My Master’s degree project is about investigating the Large Scale Structures of the universe in redshift space and TDA is its tool.
Here you can find abstract of my project proposal:
Studying the large-scale structures of the universe provides us important information about the evolution of the cosmos as well as fundamental theories of the initial conditions. The diverse observable features of this field, along with various programs for observing and collecting them, in addition to various simulation methods, provide motivations to use tools such as mapping to complex networks called cosmic webs and algebraic topology. Utilizing these tools can lead to at least the following advantages:
- Eliminating existing uncertainties in the predictions of various cosmological models.
- Introducing observables independent of the new model.
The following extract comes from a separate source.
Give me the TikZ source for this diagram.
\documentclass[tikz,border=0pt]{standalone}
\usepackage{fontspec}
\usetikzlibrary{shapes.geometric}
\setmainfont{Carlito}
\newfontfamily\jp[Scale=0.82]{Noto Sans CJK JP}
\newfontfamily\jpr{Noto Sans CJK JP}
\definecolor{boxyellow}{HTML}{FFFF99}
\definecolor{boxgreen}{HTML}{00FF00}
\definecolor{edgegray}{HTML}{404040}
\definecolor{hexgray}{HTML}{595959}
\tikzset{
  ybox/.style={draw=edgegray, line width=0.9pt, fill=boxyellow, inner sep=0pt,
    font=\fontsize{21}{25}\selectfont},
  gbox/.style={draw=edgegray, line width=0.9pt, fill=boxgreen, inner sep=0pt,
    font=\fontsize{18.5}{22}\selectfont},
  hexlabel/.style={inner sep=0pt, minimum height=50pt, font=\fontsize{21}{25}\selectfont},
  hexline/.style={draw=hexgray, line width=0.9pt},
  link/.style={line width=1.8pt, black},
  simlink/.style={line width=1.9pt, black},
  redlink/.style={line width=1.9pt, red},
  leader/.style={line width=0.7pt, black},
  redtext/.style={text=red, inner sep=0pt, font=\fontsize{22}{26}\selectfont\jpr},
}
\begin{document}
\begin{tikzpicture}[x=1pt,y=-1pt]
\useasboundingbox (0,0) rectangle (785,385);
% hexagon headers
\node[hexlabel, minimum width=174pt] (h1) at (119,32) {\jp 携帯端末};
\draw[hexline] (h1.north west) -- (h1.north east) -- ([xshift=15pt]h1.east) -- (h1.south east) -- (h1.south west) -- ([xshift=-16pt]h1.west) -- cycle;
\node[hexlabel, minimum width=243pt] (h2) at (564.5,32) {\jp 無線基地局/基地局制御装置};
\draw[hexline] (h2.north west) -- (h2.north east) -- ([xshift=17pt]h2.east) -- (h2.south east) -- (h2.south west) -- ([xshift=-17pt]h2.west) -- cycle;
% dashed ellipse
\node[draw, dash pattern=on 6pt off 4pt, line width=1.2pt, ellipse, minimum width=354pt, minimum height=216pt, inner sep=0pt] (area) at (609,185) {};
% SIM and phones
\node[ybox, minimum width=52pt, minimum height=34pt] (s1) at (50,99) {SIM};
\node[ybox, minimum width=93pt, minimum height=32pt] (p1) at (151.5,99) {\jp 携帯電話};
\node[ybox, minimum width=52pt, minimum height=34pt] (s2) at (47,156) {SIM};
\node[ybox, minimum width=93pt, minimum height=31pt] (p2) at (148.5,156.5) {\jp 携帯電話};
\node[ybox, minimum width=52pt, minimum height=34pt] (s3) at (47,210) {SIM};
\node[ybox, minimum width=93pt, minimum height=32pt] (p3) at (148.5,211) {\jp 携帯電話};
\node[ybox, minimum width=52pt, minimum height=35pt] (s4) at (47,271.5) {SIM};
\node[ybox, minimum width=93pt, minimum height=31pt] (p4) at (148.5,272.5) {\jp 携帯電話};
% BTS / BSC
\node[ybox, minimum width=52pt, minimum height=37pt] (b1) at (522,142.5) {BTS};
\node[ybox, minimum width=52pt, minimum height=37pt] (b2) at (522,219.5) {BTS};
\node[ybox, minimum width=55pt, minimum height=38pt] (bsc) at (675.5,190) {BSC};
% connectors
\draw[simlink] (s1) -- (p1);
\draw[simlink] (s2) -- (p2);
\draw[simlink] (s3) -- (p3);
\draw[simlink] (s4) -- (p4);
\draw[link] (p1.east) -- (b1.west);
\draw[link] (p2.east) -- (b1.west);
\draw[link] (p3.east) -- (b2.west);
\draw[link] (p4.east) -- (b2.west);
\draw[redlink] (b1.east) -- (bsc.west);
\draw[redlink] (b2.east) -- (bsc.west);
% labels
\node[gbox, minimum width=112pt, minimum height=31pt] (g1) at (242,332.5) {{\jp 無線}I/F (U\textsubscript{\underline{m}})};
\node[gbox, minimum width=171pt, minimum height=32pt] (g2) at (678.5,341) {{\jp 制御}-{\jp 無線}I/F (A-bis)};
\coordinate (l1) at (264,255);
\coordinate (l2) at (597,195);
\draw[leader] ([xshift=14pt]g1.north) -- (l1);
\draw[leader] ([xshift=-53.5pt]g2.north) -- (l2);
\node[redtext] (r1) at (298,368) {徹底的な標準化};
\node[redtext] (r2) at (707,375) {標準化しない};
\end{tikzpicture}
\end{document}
Topology-based analysis and stable homology analysis of Betti numbers lead to more information compared to Euler characteristics and Genus topology and Minkowski functionals. In this study, based on topology-based analysis and specifically using persistent homology, we aim to determine the topological properties of observable structures of large-scale structures in the redshift space. We investigate the effect of peculiar velocity on the persistent homology of large-scale structures in both linear and nonlinear scales. We also intend to obtain constraints on cosmological quantities like Sigma_8 by analyzing the Fisher matrix. This study can serve as a prerequisite for studying and distinguishing between different cosmological models such as the standard model of cosmology and modified gravity models.